# START OF COLLECTED MATERIAL

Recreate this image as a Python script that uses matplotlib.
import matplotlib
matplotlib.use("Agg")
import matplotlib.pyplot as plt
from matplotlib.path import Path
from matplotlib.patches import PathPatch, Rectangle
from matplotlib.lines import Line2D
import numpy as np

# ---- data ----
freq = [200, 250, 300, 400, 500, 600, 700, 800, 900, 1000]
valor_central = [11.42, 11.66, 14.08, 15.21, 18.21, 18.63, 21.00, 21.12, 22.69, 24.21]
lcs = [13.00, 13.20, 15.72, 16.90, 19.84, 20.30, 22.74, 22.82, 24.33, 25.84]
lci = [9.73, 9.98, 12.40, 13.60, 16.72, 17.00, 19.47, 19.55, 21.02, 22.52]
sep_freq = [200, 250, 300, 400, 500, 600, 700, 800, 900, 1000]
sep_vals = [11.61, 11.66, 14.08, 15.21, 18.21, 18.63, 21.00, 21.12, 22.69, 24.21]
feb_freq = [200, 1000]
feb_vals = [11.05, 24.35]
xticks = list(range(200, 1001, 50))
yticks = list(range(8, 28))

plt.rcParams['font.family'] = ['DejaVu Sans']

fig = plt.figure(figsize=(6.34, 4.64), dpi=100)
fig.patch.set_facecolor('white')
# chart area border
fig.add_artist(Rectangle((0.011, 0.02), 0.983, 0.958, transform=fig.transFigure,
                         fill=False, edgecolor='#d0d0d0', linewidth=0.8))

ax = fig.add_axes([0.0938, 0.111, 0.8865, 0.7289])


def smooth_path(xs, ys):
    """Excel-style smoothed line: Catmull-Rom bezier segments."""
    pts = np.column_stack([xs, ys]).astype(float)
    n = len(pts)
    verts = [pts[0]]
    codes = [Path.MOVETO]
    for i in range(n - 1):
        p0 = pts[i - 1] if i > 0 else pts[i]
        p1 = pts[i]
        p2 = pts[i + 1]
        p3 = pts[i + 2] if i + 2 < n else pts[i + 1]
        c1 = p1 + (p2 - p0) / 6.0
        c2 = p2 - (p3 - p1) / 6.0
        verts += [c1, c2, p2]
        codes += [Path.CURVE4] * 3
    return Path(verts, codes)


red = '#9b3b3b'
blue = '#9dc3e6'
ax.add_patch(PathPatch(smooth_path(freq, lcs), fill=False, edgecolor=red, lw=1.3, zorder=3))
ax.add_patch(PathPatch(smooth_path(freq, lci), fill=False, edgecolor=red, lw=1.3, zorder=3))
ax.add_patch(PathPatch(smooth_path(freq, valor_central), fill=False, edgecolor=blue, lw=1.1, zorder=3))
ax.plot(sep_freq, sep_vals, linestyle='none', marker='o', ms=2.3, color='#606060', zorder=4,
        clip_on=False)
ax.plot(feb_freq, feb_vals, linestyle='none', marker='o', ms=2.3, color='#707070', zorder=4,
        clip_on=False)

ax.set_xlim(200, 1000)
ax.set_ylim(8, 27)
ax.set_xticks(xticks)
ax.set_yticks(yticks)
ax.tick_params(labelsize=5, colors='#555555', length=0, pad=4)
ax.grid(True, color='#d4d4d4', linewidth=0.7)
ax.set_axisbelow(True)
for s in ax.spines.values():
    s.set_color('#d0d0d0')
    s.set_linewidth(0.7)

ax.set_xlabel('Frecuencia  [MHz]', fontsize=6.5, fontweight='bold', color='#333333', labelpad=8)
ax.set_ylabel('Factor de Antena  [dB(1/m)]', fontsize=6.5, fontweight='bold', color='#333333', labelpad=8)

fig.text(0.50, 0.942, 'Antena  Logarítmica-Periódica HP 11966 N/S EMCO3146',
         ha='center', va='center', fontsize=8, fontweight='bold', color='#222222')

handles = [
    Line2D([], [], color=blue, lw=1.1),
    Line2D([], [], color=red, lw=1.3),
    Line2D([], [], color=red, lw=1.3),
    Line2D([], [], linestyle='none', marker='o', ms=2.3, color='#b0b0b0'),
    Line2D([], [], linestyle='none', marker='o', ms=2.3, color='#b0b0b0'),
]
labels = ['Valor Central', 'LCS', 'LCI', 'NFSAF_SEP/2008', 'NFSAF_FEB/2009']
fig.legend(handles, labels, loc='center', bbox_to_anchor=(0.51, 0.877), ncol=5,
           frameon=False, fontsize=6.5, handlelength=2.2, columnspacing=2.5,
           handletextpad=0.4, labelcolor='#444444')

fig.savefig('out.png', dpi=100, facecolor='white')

# END OF COLLECTED MATERIAL

● TASK DETAILS
Quote exactly the opening line of the material above and every line after it, up to and including the line that contains "yticks = list(range(8, 28))".

● FULL OUTPUT
Recreate this image as a Python script that uses matplotlib.
import matplotlib
matplotlib.use("Agg")
import matplotlib.pyplot as plt
from matplotlib.path import Path
from matplotlib.patches import PathPatch, Rectangle
from matplotlib.lines import Line2D
import numpy as np

# ---- data ----
freq = [200, 250, 300, 400, 500, 600, 700, 800, 900, 1000]
valor_central = [11.42, 11.66, 14.08, 15.21, 18.21, 18.63, 21.00, 21.12, 22.69, 24.21]
lcs = [13.00, 13.20, 15.72, 16.90, 19.84, 20.30, 22.74, 22.82, 24.33, 25.84]
lci = [9.73, 9.98, 12.40, 13.60, 16.72, 17.00, 19.47, 19.55, 21.02, 22.52]
sep_freq = [200, 250, 300, 400, 500, 600, 700, 800, 900, 1000]
sep_vals = [11.61, 11.66, 14.08, 15.21, 18.21, 18.63, 21.00, 21.12, 22.69, 24.21]
feb_freq = [200, 1000]
feb_vals = [11.05, 24.35]
xticks = list(range(200, 1001, 50))
yticks = list(range(8, 28))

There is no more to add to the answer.